As developers, we are used to see the difference between two (text) files via diff
, git diff
, or related tools. How to see the difference between two Excel files?
There are many options, and your choice would probably depend on what you mean by “difference”.
1) CSV + Meld
This is the easiest approach. Save both files as .csv
, and use diff
to compare them. Alternatively, you can use Meld
, which is basically a UI for diff
.
For big Excel files, or for two files with lots of differences, it’s usage is limited.
2) ExcelCompare
ExcelCompare is a sophisticated Java based tool with lots of options. I guess it’s most useful if you already have an idea what kind of difference to expect.
3) CSV + MySQL
This approach requires the most effort but comes with high flexibility.
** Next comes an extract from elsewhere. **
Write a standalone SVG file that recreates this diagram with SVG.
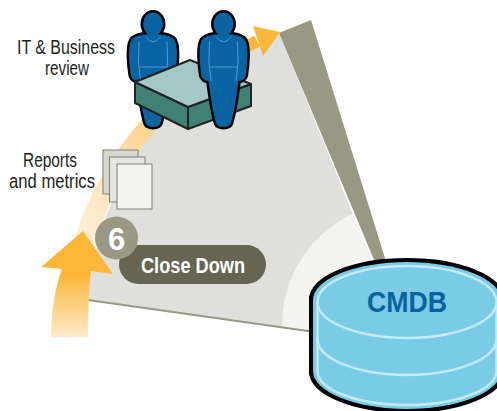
<svg xmlns="http://www.w3.org/2000/svg" width="497" height="411" viewBox="0 0 497 411">
  <defs>
    <style>
      .lbl{font-family:"Liberation Sans Narrow","Liberation Sans",Arial,sans-serif;font-size:19.5px;fill:#231f20;text-anchor:middle}
      .wtxt{font-family:"Liberation Sans Narrow","Liberation Sans",Arial,sans-serif;font-weight:bold;fill:#ffffff;text-anchor:middle}
      .person-edge{fill:#000000;stroke:#000000;stroke-width:5;stroke-linejoin:round}
      .person-fill{fill:#0a64a4}
      .person-line{fill:none;stroke:#4f9bd6;stroke-width:1;stroke-linecap:round}
      .box-top{fill:#a5c8c4;stroke:#222222;stroke-width:2;stroke-linejoin:round}
      .box-side{fill:#3f8174;stroke:#222222;stroke-width:2;stroke-linejoin:round}
      .page{stroke:#7f7f75;stroke-width:1}
      .cyl-light{fill:none;stroke:#c3ebf7;stroke-width:2.5}
    </style>
    <linearGradient id="bandGrad" gradientUnits="userSpaceOnUse" x1="80" y1="250" x2="258" y2="40">
      <stop offset="0" stop-color="#fff0da"/>
      <stop offset="0.3" stop-color="#fee3b4"/>
      <stop offset="0.5" stop-color="#fdd48e"/>
      <stop offset="0.7" stop-color="#fcc460"/>
      <stop offset="0.86" stop-color="#fbb83a"/>
      <stop offset="1" stop-color="#fbb735"/>
    </linearGradient>
    <linearGradient id="upGrad" gradientUnits="userSpaceOnUse" x1="0" y1="231" x2="0" y2="337">
      <stop offset="0" stop-color="#fbb735"/>
      <stop offset="0.4" stop-color="#fbb735"/>
      <stop offset="1" stop-color="#feeacb"/>
    </linearGradient>
    <clipPath id="sectorClip">
      <path d="M88,300 A318,318 0 0 1 279,33 L400,330 L400,344 Z"/>
    </clipPath>
    <!-- person silhouette, origin at head centre -->
    <g id="personShape">
      <ellipse cx="0" cy="0" rx="10" ry="11.5"/>
      <path d="M-5,10 C-12,11 -20,12 -22,17 C-25,23 -24,40 -22,52 C-21,55 -18,57 -15,57 C-13,72 -10,92 -7,100 C-5,104 5,104 7,100 C10,92 13,72 15,57 C18,57 21,55 22,52 C24,40 25,23 22,17 C20,12 12,11 5,10 Z"/>
    </g>
    <g id="personLines">
      <path d="M-7,13 Q0,23 7.5,13"/>
      <path d="M-14,18 Q-16,38 -12.5,57"/>
      <path d="M14,18 Q16,38 12.5,57"/>
      <path d="M-13,43 L13,43"/>
    </g>
  </defs>

  <rect width="497" height="411" fill="#ffffff"/>

  <!-- lifecycle sector -->
  <g id="sector">
    <path d="M88,300 A318,318 0 0 1 279,33 L400,330 L400,344 Z" fill="#dfe0db"/>
    <circle cx="405" cy="325" r="123" fill="#f3f3f0" clip-path="url(#sectorClip)"/>
    <polygon points="279,33 311,20 398,300 395,310" fill="#999883"/>
    <line x1="88" y1="300" x2="400" y2="344" stroke="#999883" stroke-width="1.8"/>
  </g>

  <!-- flow arrows -->
  <g id="connectors">
    <path d="M71.8,248.1 A334,334 0 0 1 254.5,35.8 L260,46.5 A317,317 0 0 0 93.2,253 Z" fill="url(#bandGrad)"/>
    <polygon points="253,26 280,32 263,56" fill="#fbb735"/>
    <path d="M83,231 L113,274 L91,271 Q88,300 88,337 L51,337 Q52,295 62,269 L41,267 Z" fill="url(#upGrad)"/>
  </g>

  <!-- IT & Business review: two people carrying a box -->
  <g id="review">
    <g transform="translate(153,24)">
      <use href="#personShape" class="person-edge"/>
      <use href="#personShape" class="person-fill"/>
      <use href="#personLines" class="person-line"/>
    </g>
    <polygon class="box-side" points="135,82 188,107 188,129 135,103"/>
    <polygon class="box-side" points="188,107 251,84 251,106 188,129"/>
    <polygon class="box-top" points="135,82 190,60 251,84 188,107"/>
    <g transform="translate(223.5,24)">
      <use href="#personShape" class="person-edge"/>
      <use href="#personShape" class="person-fill"/>
      <use href="#personLines" class="person-line"/>
    </g>
    <text class="lbl" x="66" y="54" textLength="98" lengthAdjust="spacingAndGlyphs">IT &amp; Business</text>
    <text class="lbl" x="67" y="75" textLength="44" lengthAdjust="spacingAndGlyphs">review</text>
  </g>

  <!-- Reports and metrics -->
  <g id="reports">
    <rect class="page" x="103" y="150" width="35" height="44" fill="#d8d8d0"/>
    <rect class="page" x="109.5" y="157" width="35.5" height="45" fill="#e6e6e0"/>
    <rect class="page" x="117" y="164" width="35" height="45" fill="#f4f4f0"/>
    <text class="lbl" x="50" y="167" textLength="54" lengthAdjust="spacingAndGlyphs">Reports</text>
    <text class="lbl" x="52" y="188" textLength="86" lengthAdjust="spacingAndGlyphs">and metrics</text>
  </g>

  <!-- step 6 badge -->
  <g id="close-down">
    <rect x="119" y="245" width="147" height="39" rx="19.5" fill="#666552"/>
    <text class="wtxt" x="193" y="273" font-size="22" textLength="104" lengthAdjust="spacingAndGlyphs">Close Down</text>
    <circle cx="116.5" cy="238" r="21.5" fill="#999883"/>
    <text class="wtxt" x="116.5" y="250" font-size="31">6</text>
  </g>

  <!-- CMDB cylinder -->
  <g id="cmdb">
    <g stroke="#000000" stroke-width="8" fill="#000000">
      <rect x="313" y="300" width="188" height="71"/>
      <ellipse cx="407" cy="371" rx="94" ry="38"/>
      <ellipse cx="407" cy="300" rx="94" ry="38"/>
    </g>
    <g fill="#79cbe6">
      <rect x="313" y="300" width="188" height="71"/>
      <ellipse cx="407" cy="371" rx="94" ry="38"/>
      <ellipse cx="407" cy="300" rx="94" ry="38"/>
    </g>
    <path class="cyl-light" d="M317.5,302 L317.5,371 A89.5,34 0 0 0 496.5,371 L496.5,302"/>
    <ellipse class="cyl-light" cx="407" cy="302" rx="89.5" ry="36"/>
    <path class="cyl-light" d="M317.5,339 A89.5,36 0 0 0 496.5,339"/>
    <text x="407" y="312" font-family="'Liberation Sans Narrow','Liberation Sans',Arial,sans-serif" font-weight="bold" font-size="29" fill="#0a62a0" text-anchor="middle" textLength="80" lengthAdjust="spacingAndGlyphs">CMDB</text>
  </g>
</svg>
First, save both Excel files in .csv
format.
Then, create a scratch database in MySQL:
> create database excel_diff_tmp;
Next, create two tables which match your Excel file’s tables:
CREATE TABLE `sheet1` (
id int(11) NOT NULL AUTO_INCREMENT,
column_a varchar(255) DEFAULT NULL,
column_b varchar(255) DEFAULT NULL,
# ...
PRIMARY KEY (`id`)
) DEFAULT CHARSET=utf8;
Now, load both .csv
files into the database using LOAD DATA LOCAL INFILE
:
LOAD DATA LOCAL INFILE '/path/to/file1.csv'
INTO TABLE sheet1
FIELDS TERMINATED BY ','
OPTIONALLY ENCLOSED BY '"'
LINES TERMINATED BY '\n'
IGNORE 1 ROWS;
You now have the full power of SQL at you hands to compare these two tables. You can do things like
- Show rows which are in file 1, but not in file 2 (using all columns)
- Show rows which are in file 1, but not in file 2 (using only some columns)
- Show rows equal in both files
- etc.
From MySQL Workbench, you could export the result back as a .csv
file, which you can finally convert to Excel format.